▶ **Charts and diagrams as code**
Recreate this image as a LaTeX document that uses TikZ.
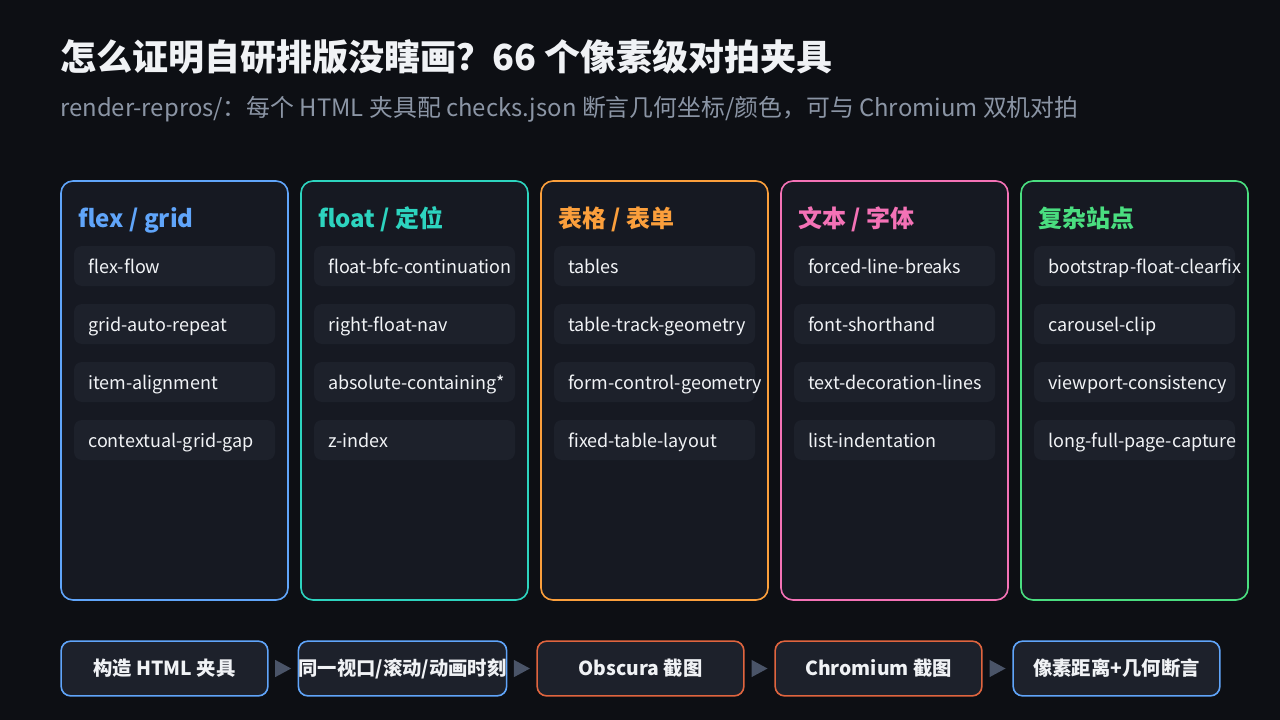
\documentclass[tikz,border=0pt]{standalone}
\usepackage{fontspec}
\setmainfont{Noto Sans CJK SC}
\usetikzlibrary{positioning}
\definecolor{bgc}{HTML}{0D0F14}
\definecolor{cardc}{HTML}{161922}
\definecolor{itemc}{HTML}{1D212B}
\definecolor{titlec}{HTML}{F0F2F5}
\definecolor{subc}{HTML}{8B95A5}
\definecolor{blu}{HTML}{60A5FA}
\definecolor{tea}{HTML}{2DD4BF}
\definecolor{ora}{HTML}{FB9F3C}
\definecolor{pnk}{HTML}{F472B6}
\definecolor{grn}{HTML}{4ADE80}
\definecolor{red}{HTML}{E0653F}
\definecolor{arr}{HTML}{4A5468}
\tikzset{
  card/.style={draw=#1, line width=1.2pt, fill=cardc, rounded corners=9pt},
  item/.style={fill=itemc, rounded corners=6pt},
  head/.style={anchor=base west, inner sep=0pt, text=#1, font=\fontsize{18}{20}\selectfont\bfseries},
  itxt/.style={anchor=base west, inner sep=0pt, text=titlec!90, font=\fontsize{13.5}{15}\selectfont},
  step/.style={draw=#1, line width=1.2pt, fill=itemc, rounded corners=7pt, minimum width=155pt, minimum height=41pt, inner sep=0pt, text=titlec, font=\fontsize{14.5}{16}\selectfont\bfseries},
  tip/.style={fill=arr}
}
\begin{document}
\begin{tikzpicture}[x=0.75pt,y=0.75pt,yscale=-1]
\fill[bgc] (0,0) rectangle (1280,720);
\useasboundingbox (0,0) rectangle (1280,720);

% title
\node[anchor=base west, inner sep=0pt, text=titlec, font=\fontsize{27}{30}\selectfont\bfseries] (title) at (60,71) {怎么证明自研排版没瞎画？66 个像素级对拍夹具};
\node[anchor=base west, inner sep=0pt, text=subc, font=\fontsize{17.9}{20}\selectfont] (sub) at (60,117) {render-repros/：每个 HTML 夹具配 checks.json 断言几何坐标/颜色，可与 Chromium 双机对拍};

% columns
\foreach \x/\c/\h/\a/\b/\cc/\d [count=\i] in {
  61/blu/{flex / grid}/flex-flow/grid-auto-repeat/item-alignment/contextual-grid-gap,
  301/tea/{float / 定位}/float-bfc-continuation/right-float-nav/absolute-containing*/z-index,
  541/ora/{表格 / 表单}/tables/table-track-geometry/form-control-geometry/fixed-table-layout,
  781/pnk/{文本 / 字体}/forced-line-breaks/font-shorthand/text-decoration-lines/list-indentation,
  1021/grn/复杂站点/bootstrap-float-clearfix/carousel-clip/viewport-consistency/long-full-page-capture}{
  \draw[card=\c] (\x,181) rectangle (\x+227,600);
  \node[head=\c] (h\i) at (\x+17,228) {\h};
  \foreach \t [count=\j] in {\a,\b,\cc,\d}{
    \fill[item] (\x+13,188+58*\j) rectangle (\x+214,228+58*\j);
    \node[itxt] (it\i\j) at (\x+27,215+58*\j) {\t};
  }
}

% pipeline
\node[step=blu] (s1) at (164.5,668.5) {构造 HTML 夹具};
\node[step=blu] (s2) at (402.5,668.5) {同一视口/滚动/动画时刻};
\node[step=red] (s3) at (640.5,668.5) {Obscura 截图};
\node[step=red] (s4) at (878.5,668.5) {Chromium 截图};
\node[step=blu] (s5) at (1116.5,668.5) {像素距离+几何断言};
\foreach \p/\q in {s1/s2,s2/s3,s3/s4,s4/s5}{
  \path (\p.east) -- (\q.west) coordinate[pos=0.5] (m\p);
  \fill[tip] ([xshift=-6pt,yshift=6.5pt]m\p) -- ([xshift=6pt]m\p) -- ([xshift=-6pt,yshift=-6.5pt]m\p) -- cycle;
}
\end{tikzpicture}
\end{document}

...

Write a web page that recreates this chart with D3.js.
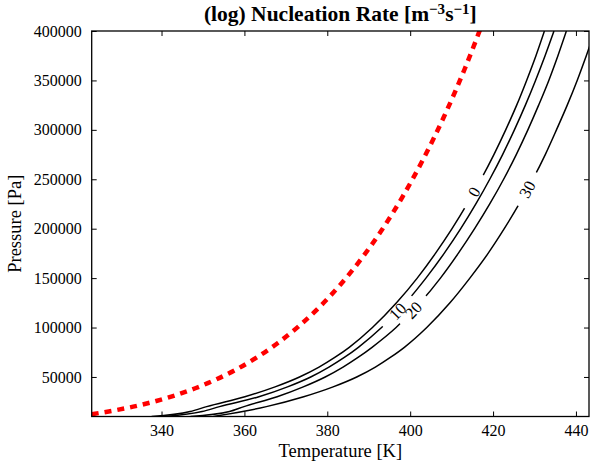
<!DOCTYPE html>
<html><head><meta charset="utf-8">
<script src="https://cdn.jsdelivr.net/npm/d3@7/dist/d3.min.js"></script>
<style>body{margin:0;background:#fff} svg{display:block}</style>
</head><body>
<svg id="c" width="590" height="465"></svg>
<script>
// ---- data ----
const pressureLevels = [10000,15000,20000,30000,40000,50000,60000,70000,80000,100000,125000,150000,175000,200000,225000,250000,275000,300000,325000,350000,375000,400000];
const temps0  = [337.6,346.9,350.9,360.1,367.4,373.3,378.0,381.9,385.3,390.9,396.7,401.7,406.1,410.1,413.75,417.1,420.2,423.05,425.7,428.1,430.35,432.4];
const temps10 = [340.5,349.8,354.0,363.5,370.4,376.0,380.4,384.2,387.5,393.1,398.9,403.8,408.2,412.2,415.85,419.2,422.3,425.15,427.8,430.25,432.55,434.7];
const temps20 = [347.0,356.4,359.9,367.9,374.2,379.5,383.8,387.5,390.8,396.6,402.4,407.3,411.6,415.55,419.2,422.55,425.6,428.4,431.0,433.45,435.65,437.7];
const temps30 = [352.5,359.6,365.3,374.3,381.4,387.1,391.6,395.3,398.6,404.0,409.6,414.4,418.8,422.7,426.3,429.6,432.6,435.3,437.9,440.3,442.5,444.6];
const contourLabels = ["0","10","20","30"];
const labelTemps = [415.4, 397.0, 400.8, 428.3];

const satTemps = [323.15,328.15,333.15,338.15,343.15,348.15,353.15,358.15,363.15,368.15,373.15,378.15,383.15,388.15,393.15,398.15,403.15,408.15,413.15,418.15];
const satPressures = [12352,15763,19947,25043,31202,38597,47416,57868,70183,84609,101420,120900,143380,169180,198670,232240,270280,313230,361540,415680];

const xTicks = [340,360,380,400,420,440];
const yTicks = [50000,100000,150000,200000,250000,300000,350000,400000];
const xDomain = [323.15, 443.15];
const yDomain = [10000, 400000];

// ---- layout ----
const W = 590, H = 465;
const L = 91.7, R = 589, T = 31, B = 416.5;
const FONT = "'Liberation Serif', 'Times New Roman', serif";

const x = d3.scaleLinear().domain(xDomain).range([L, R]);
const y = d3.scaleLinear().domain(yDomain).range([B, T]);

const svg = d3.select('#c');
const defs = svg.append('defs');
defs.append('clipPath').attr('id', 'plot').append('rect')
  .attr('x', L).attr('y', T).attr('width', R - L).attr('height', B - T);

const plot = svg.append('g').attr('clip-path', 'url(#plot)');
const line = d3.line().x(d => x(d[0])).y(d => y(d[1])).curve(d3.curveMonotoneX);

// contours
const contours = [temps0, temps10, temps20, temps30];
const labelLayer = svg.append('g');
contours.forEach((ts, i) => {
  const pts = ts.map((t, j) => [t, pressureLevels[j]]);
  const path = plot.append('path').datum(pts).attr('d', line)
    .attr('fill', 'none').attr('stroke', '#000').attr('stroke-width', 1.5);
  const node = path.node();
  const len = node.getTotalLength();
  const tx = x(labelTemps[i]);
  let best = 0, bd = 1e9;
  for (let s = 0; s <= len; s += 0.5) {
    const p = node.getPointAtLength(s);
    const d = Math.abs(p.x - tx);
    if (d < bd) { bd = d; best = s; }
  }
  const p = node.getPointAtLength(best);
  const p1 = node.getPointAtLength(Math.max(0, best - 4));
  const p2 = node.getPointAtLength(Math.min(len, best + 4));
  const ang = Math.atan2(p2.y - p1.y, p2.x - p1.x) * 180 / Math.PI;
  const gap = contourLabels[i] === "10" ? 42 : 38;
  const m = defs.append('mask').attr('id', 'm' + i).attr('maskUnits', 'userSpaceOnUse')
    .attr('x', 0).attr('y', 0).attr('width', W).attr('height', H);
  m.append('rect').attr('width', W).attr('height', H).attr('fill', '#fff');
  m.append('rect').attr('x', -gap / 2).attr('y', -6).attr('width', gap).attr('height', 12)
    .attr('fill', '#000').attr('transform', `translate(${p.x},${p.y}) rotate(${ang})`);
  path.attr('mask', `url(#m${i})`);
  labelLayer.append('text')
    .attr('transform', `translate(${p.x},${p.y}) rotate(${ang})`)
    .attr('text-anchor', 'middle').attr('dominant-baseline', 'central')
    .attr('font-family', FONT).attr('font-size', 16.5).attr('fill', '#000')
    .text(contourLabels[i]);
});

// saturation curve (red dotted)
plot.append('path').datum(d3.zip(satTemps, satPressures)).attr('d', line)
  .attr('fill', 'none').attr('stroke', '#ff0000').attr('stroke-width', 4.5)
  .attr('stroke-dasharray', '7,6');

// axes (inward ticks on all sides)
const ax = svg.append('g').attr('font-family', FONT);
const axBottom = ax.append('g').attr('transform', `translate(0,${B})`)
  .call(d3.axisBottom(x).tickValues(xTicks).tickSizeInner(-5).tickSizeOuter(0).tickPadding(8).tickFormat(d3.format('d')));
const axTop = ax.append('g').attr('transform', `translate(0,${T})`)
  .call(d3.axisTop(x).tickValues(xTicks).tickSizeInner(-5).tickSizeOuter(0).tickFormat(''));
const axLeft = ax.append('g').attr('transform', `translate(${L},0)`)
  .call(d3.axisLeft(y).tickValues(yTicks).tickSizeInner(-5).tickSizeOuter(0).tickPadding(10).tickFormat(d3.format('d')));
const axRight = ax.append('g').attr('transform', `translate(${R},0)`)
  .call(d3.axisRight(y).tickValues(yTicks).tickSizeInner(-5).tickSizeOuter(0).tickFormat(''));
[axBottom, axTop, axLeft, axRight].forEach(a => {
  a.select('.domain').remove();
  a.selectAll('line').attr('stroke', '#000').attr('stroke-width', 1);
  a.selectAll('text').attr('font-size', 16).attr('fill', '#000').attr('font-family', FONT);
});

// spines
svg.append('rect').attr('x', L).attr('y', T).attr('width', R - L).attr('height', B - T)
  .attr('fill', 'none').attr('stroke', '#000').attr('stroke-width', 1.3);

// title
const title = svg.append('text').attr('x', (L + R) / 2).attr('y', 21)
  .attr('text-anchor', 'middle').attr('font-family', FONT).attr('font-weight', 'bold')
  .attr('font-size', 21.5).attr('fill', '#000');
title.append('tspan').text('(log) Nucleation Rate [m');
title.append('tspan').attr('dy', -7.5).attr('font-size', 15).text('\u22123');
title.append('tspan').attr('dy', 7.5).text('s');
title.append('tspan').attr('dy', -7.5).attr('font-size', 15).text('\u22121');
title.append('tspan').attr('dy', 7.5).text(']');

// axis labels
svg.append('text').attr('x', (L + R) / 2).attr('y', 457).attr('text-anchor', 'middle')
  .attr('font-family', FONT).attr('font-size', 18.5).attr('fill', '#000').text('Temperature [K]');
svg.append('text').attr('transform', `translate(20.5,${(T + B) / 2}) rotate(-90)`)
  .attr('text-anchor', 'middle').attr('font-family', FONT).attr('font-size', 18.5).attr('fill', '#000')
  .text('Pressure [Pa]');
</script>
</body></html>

▶ **What to work on**
Copy exactly the part of the material above that opens with the line containing "Recreate this image" and closes with the line containing "(sub) at (60,117)", ends included. Drop the images.

▶ **Result of this task**
Recreate this image as a LaTeX document that uses TikZ.
\documentclass[tikz,border=0pt]{standalone}
\usepackage{fontspec}
\setmainfont{Noto Sans CJK SC}
\usetikzlibrary{positioning}
\definecolor{bgc}{HTML}{0D0F14}
\definecolor{cardc}{HTML}{161922}
\definecolor{itemc}{HTML}{1D212B}
\definecolor{titlec}{HTML}{F0F2F5}
\definecolor{subc}{HTML}{8B95A5}
\definecolor{blu}{HTML}{60A5FA}
\definecolor{tea}{HTML}{2DD4BF}
\definecolor{ora}{HTML}{FB9F3C}
\definecolor{pnk}{HTML}{F472B6}
\definecolor{grn}{HTML}{4ADE80}
\definecolor{red}{HTML}{E0653F}
\definecolor{arr}{HTML}{4A5468}
\tikzset{
  card/.style={draw=#1, line width=1.2pt, fill=cardc, rounded corners=9pt},
  item/.style={fill=itemc, rounded corners=6pt},
  head/.style={anchor=base west, inner sep=0pt, text=#1, font=\fontsize{18}{20}\selectfont\bfseries},
  itxt/.style={anchor=base west, inner sep=0pt, text=titlec!90, font=\fontsize{13.5}{15}\selectfont},
  step/.style={draw=#1, line width=1.2pt, fill=itemc, rounded corners=7pt, minimum width=155pt, minimum height=41pt, inner sep=0pt, text=titlec, font=\fontsize{14.5}{16}\selectfont\bfseries},
  tip/.style={fill=arr}
}
\begin{document}
\begin{tikzpicture}[x=0.75pt,y=0.75pt,yscale=-1]
\fill[bgc] (0,0) rectangle (1280,720);
\useasboundingbox (0,0) rectangle (1280,720);

% title
\node[anchor=base west, inner sep=0pt, text=titlec, font=\fontsize{27}{30}\selectfont\bfseries] (title) at (60,71) {怎么证明自研排版没瞎画？66 个像素级对拍夹具};
\node[anchor=base west, inner sep=0pt, text=subc, font=\fontsize{17.9}{20}\selectfont] (sub) at (60,117) {render-repros/：每个 HTML 夹具配 checks.json 断言几何坐标/颜色，可与 Chromium 双机对拍};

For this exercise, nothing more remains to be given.